The fee would be $25 per firearm (which assumes that the city either already knows where they are and who owns them, or would establish some sort of registry to collect such data), and liability insurance would be required to cover costs related to “accidental use of the firearm, including death, injury, or property damage,” according to the Associated Press.
This ignores the fact that, according to the Crime Prevention Research Center, gun owners are already among the safest, lowest-risk individuals in the country. But the tax and insurance, according to the anti-gun majority on the council, would “incentivize” gun owners to take extra special care of their weaponry, take gun safety classes, and lock up their firearms at home when not in use.
How would such an ordinance be enforced? The mayor said the liability insurance would be just like car insurance, which he said (without proof) has already dramatically reduced traffic fatalities. Implementation would fall to law-enforcement officers making routine traffic stops, by requiring them to ask drivers if they own a firearm and if they have liability insurance, and to demand to “see proof of that insurance.”
All of this was just too much for Dudley Brown, president of the National Association for Gun Rights and executive director of the National Foundation for Gun Rights. Just before the final vote on Tuesday night, Brown told CNN:
We’ve opposed this ordinance every step of the way, and we will see this through to the end.
If the San Jose City Council actually votes to impose this ridiculous tax on the Constitutional right to gun ownership [the final vote is scheduled to take place at the next monthly meeting in February], our message is clear and simple: see you in court.
That’s what he promised in a letter his foundation had their lawyers send to each member of the council back in July.
From the letter:
This Firm represents the National Foundation for Gun Rights. It has come to our attention that on June 29, 2021, you voted unanimously to have the City Attorney research and draft an ordinance that would impose a mandatory fee on gun owners and require them to buy gun liability insurance. Given that the city’s own press release regarding the proposed ordinance, concedes that “criminals won’t obey these mandates,” the City of San Jose is seeking to impose a tax on a select group of law abiding citizens simply for exercising their right to keep and bear arms.
The letter reminded council members that the issue was settled at the Supreme Court, in two rulings: McDonald v. City of Chicago held that the Second Amendment not only guarantees the right of individuals to keep and bear arms, but also guarantees against infringement by the individual states through the Fourteenth Amendment; and Nordyke v. King held that the Second Amendment is “fundamental and is incorporated against states and municipalities” like the City of San Jose.
The attorneys added:
What you propose to do strikes at the very core of this fundamental right and seeks to punish (though registration and taxation) citizens of your city who have committed no crime or offense.

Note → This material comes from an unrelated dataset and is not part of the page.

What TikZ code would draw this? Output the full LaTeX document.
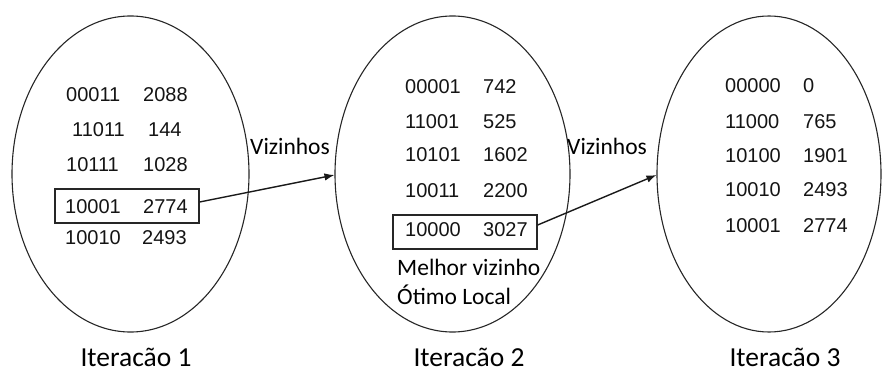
\documentclass[tikz,border=0pt]{standalone}
\usepackage{fontspec}
\setmainfont{Carlito}
\newfontfamily\numfont{Liberation Sans}
\usetikzlibrary{shapes.geometric,arrows.meta}
\tikzset{
  iter/.style={draw=black!85, line width=1.1pt, ellipse, inner sep=0pt},
  num/.style={anchor=west, inner sep=0pt, text=black!92, font=\numfont\fontsize{20}{21}\selectfont},
  lbl/.style={anchor=base west, inner sep=0pt, font=\fontsize{23.5}{26}\selectfont},
  itercap/.style={anchor=base, inner sep=0pt, font=\fontsize{27.5}{29}\selectfont},
  best/.style={draw=black!85, line width=1.3pt, inner sep=0pt},
  arr/.style={draw=black!90, line width=1.4pt, -{Latex[length=10pt,width=7.5pt]}}
}
\begin{document}
\begin{tikzpicture}[x=1pt,y=-1pt]
\useasboundingbox (0,0) rectangle (882,374);
% ellipses
\node[iter, minimum width=237pt, minimum height=316pt] (e1) at (130.5,174) {};
\node[iter, minimum width=235pt, minimum height=316pt] (e2) at (452.5,174) {};
\node[iter, minimum width=224pt, minimum height=316pt] (e3) at (769,174) {};
% best boxes
\node[best, minimum width=144pt, minimum height=34pt] (b1) at (127,206) {};
\node[best, minimum width=144pt, minimum height=34pt] (b2) at (465,232) {};
% iteration 1
\node[num] (a1) at (66,95) {00011};  \node[num] (a2) at (143,95) {2088};
\node[num] (a3) at (72,130) {11011}; \node[num] (a4) at (148,130) {144};
\node[num] (a5) at (66,165) {10111}; \node[num] (a6) at (143,165) {1028};
\node[num] (a7) at (65,207) {10001}; \node[num] (a8) at (143,207) {2774};
\node[num] (a9) at (65,238) {10010}; \node[num] (a10) at (142,238) {2493};
% iteration 2
\node[num] (c1) at (405,87) {00001};  \node[num] (c2) at (483,87) {742};
\node[num] (c3) at (405,122) {11001}; \node[num] (c4) at (483,122) {525};
\node[num] (c5) at (405,155) {10101}; \node[num] (c6) at (483,155) {1602};
\node[num] (c7) at (405,191) {10011}; \node[num] (c8) at (483,191) {2200};
\node[num] (c9) at (405,230) {10000}; \node[num] (c10) at (483,230) {3027};
% iteration 3
\node[num] (d1) at (725,86) {00000};  \node[num] (d2) at (803,86) {0};
\node[num] (d3) at (725,122) {11000}; \node[num] (d4) at (803,122) {765};
\node[num] (d5) at (725,156) {10100}; \node[num] (d6) at (803,156) {1901};
\node[num] (d7) at (725,190) {10010}; \node[num] (d8) at (803,190) {2493};
\node[num] (d9) at (725,226) {10001}; \node[num] (d10) at (803,226) {2774};
% labels
\node[lbl] (v1) at (250,155) {Vizinhos};
\node[lbl] (v2) at (567,155) {Vizinhos};
\node[lbl] (m1) at (397,275) {Melhor vizinho};
\node[lbl] (m2) at (397,304) {Ótimo Local};
\node[itercap] (i1) at (136,366) {Iteracão 1};
\node[itercap] (i2) at (469,366) {Iteracão 2};
\node[itercap] (i3) at (785,366) {Iteracão 3};
% arrows
\draw[arr] ([yshift=4pt]b1.east) -- ([yshift=-1pt]e2.west);
\draw[arr] ([yshift=7pt]b2.east) -- ([yshift=-1pt]e3.west);
\end{tikzpicture}
\end{document}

The attorneys made it sound as if the council members were suffering a temper tantrum: “It is easily understood that the goal of the proposed ordinance is to suppress and discourage the exercise of the right to keep and bear arms … [which is] presumptively unconstitutional.”
The warning by Brown through his attorneys was clear to the San Jose City Council, or should have been:
Please be advised that should you pass the proposed ordinance and blatantly violate the constitutional rights of the residents of San Jose, my clients have authorized our firm to file a lawsuit against the City to protect the constitutional rights of their members. This lawsuit will be brought pursuant to 42 U.S.C. §1983 for the deprivation of constitutional rights.
As such, once we prevail in protecting the residents of San Jose’s constitutional rights, our firm will then seek our reasonable attorney fees under 42 U.S.C. §1988(b).
We thereby strongly encourage you to reconsider moving forward with the proposed ordinance.
CNN noted in its coverage of the vote by the city council that the legislation, if passed into law, would be “the first of its kind” in the country. If the San Jose City Council votes in February to approve it, Brown’s attorneys are prepared to make it the last.